__GIVEN INFORMATION__:
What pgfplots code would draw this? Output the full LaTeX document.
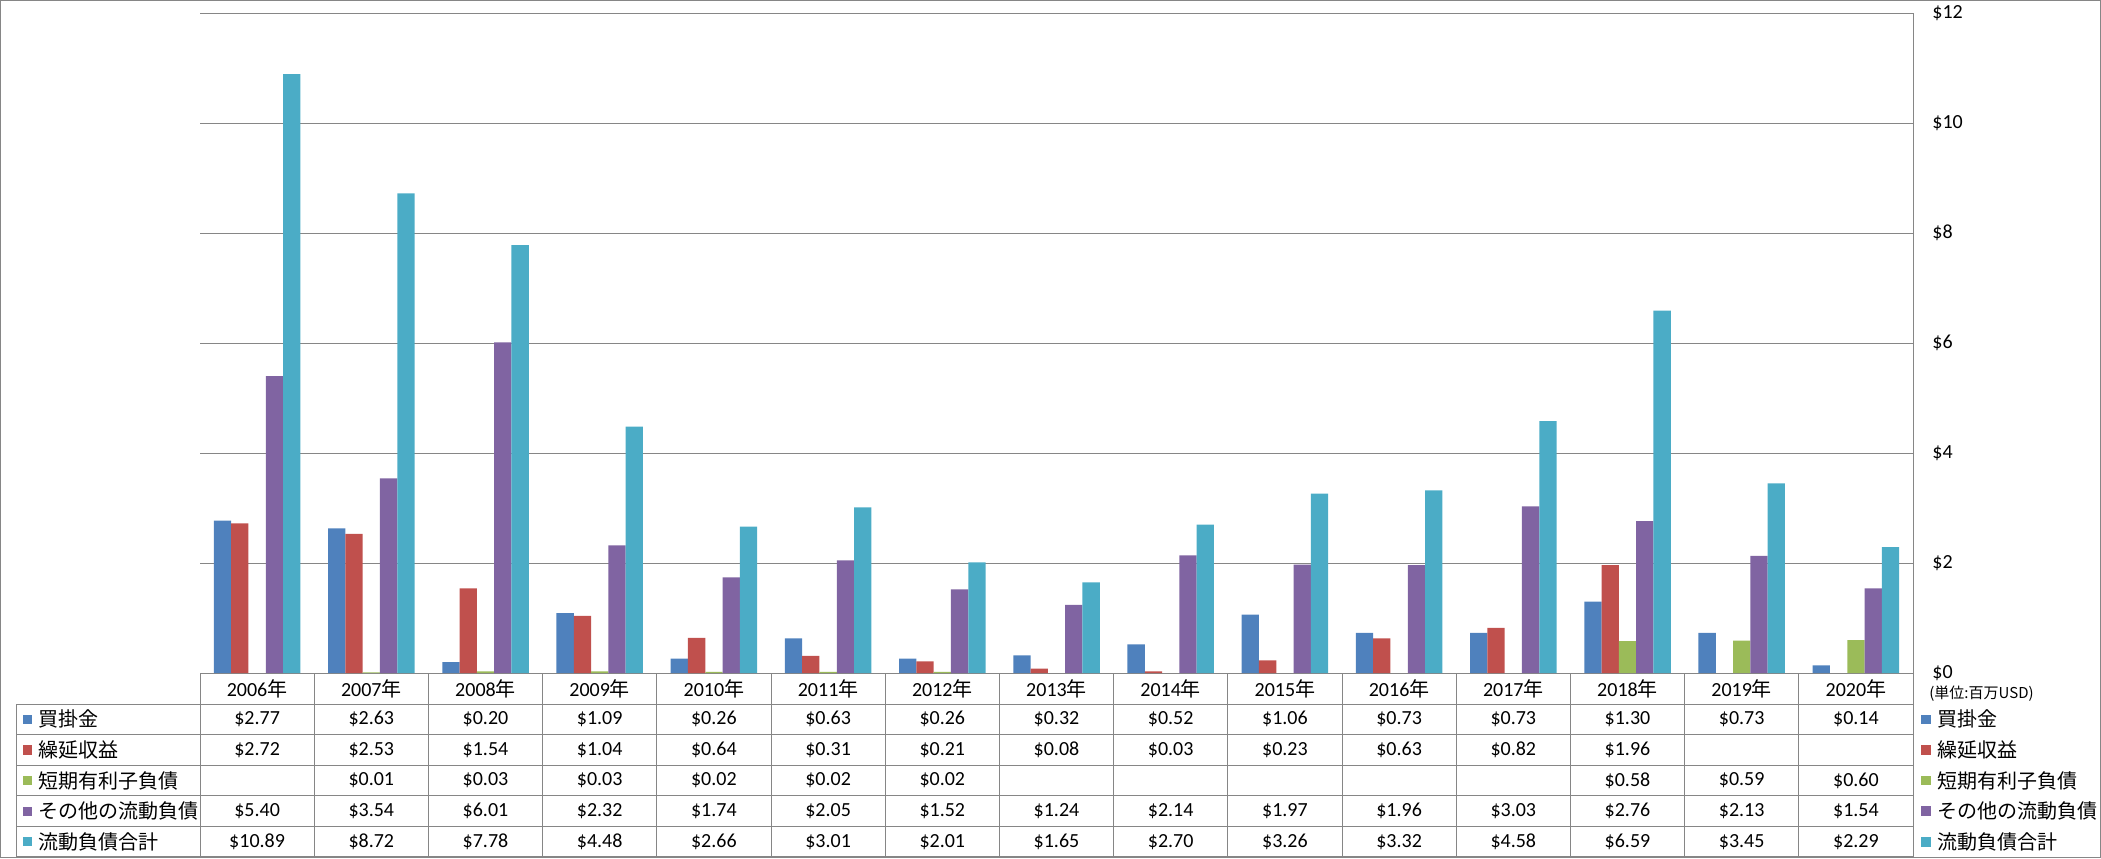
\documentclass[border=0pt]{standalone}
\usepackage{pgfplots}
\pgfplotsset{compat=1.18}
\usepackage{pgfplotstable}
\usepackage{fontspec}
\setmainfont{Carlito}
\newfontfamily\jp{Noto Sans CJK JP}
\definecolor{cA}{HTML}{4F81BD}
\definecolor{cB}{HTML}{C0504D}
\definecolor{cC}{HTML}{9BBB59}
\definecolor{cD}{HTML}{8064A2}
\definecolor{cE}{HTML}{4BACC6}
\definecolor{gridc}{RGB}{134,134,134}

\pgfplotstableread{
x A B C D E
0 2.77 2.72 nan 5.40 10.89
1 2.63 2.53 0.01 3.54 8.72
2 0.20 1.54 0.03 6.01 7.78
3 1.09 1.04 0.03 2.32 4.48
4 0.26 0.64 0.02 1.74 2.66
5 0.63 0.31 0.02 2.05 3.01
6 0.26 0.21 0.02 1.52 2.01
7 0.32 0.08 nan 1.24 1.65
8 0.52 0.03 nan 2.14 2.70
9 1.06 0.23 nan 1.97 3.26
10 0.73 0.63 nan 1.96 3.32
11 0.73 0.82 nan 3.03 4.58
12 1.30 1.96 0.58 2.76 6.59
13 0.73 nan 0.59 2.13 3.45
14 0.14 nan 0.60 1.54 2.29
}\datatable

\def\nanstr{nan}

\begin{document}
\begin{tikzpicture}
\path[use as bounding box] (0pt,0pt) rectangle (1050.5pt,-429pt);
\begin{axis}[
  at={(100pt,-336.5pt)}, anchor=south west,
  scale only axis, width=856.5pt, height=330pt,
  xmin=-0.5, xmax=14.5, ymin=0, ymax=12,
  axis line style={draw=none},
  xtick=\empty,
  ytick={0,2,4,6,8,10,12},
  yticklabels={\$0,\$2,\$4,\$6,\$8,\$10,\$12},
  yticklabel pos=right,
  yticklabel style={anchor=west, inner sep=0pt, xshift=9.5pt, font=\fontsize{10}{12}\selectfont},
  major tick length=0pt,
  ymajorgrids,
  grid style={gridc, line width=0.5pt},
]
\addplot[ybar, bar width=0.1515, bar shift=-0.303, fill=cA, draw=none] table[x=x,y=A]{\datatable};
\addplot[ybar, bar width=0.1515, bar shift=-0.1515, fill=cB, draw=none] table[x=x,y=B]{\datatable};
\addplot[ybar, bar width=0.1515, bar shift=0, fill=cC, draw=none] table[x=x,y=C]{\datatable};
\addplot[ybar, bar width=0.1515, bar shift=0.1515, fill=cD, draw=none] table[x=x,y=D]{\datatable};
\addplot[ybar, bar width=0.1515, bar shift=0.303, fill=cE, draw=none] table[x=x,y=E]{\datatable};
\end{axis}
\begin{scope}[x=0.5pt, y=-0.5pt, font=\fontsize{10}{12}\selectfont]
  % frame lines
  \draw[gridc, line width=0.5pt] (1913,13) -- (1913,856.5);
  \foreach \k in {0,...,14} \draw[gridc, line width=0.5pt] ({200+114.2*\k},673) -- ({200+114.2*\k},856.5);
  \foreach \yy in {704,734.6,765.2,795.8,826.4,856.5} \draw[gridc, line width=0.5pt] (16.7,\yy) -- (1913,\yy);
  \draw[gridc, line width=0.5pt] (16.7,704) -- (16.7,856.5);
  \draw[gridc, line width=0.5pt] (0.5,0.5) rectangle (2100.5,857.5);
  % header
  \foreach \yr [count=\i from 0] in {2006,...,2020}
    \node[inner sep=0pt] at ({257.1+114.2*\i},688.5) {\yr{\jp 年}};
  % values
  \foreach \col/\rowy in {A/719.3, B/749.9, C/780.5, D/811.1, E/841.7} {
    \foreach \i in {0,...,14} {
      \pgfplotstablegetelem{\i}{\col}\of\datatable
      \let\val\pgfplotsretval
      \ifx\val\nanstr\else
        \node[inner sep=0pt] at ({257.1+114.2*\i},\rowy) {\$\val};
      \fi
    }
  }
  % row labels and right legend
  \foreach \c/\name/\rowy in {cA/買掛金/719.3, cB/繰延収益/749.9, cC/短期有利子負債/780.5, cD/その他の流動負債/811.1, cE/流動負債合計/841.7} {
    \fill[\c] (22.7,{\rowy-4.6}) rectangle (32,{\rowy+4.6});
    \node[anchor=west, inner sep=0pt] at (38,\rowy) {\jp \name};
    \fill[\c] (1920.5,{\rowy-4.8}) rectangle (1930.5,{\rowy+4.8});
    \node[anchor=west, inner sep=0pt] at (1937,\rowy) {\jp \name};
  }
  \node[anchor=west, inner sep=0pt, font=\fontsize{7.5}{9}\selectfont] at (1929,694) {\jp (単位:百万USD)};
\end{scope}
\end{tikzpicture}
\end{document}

__WRITTEN INSTRUCTION__: Retype the data above exactly; pictures are not part of the copy.

__TASK ANSWER__:
What pgfplots code would draw this? Output the full LaTeX document.
\documentclass[border=0pt]{standalone}
\usepackage{pgfplots}
\pgfplotsset{compat=1.18}
\usepackage{pgfplotstable}
\usepackage{fontspec}
\setmainfont{Carlito}
\newfontfamily\jp{Noto Sans CJK JP}
\definecolor{cA}{HTML}{4F81BD}
\definecolor{cB}{HTML}{C0504D}
\definecolor{cC}{HTML}{9BBB59}
\definecolor{cD}{HTML}{8064A2}
\definecolor{cE}{HTML}{4BACC6}
\definecolor{gridc}{RGB}{134,134,134}

\pgfplotstableread{
x A B C D E
0 2.77 2.72 nan 5.40 10.89
1 2.63 2.53 0.01 3.54 8.72
2 0.20 1.54 0.03 6.01 7.78
3 1.09 1.04 0.03 2.32 4.48
4 0.26 0.64 0.02 1.74 2.66
5 0.63 0.31 0.02 2.05 3.01
6 0.26 0.21 0.02 1.52 2.01
7 0.32 0.08 nan 1.24 1.65
8 0.52 0.03 nan 2.14 2.70
9 1.06 0.23 nan 1.97 3.26
10 0.73 0.63 nan 1.96 3.32
11 0.73 0.82 nan 3.03 4.58
12 1.30 1.96 0.58 2.76 6.59
13 0.73 nan 0.59 2.13 3.45
14 0.14 nan 0.60 1.54 2.29
}\datatable

\def\nanstr{nan}

\begin{document}
\begin{tikzpicture}
\path[use as bounding box] (0pt,0pt) rectangle (1050.5pt,-429pt);
\begin{axis}[
  at={(100pt,-336.5pt)}, anchor=south west,
  scale only axis, width=856.5pt, height=330pt,
  xmin=-0.5, xmax=14.5, ymin=0, ymax=12,
  axis line style={draw=none},
  xtick=\empty,
  ytick={0,2,4,6,8,10,12},
  yticklabels={\$0,\$2,\$4,\$6,\$8,\$10,\$12},
  yticklabel pos=right,
  yticklabel style={anchor=west, inner sep=0pt, xshift=9.5pt, font=\fontsize{10}{12}\selectfont},
  major tick length=0pt,
  ymajorgrids,
  grid style={gridc, line width=0.5pt},
]
\addplot[ybar, bar width=0.1515, bar shift=-0.303, fill=cA, draw=none] table[x=x,y=A]{\datatable};
\addplot[ybar, bar width=0.1515, bar shift=-0.1515, fill=cB, draw=none] table[x=x,y=B]{\datatable};
\addplot[ybar, bar width=0.1515, bar shift=0, fill=cC, draw=none] table[x=x,y=C]{\datatable};
\addplot[ybar, bar width=0.1515, bar shift=0.1515, fill=cD, draw=none] table[x=x,y=D]{\datatable};
\addplot[ybar, bar width=0.1515, bar shift=0.303, fill=cE, draw=none] table[x=x,y=E]{\datatable};
\end{axis}
\begin{scope}[x=0.5pt, y=-0.5pt, font=\fontsize{10}{12}\selectfont]
  % frame lines
  \draw[gridc, line width=0.5pt] (1913,13) -- (1913,856.5);
  \foreach \k in {0,...,14} \draw[gridc, line width=0.5pt] ({200+114.2*\k},673) -- ({200+114.2*\k},856.5);
  \foreach \yy in {704,734.6,765.2,795.8,826.4,856.5} \draw[gridc, line width=0.5pt] (16.7,\yy) -- (1913,\yy);
  \draw[gridc, line width=0.5pt] (16.7,704) -- (16.7,856.5);
  \draw[gridc, line width=0.5pt] (0.5,0.5) rectangle (2100.5,857.5);
  % header
  \foreach \yr [count=\i from 0] in {2006,...,2020}
    \node[inner sep=0pt] at ({257.1+114.2*\i},688.5) {\yr{\jp 年}};
  % values
  \foreach \col/\rowy in {A/719.3, B/749.9, C/780.5, D/811.1, E/841.7} {
    \foreach \i in {0,...,14} {
      \pgfplotstablegetelem{\i}{\col}\of\datatable
      \let\val\pgfplotsretval
      \ifx\val\nanstr\else
        \node[inner sep=0pt] at ({257.1+114.2*\i},\rowy) {\$\val};
      \fi
    }
  }
  % row labels and right legend
  \foreach \c/\name/\rowy in {cA/買掛金/719.3, cB/繰延収益/749.9, cC/短期有利子負債/780.5, cD/その他の流動負債/811.1, cE/流動負債合計/841.7} {
    \fill[\c] (22.7,{\rowy-4.6}) rectangle (32,{\rowy+4.6});
    \node[anchor=west, inner sep=0pt] at (38,\rowy) {\jp \name};
    \fill[\c] (1920.5,{\rowy-4.8}) rectangle (1930.5,{\rowy+4.8});
    \node[anchor=west, inner sep=0pt] at (1937,\rowy) {\jp \name};
  }
  \node[anchor=west, inner sep=0pt, font=\fontsize{7.5}{9}\selectfont] at (1929,694) {\jp (単位:百万USD)};
\end{scope}
\end{tikzpicture}
\end{document}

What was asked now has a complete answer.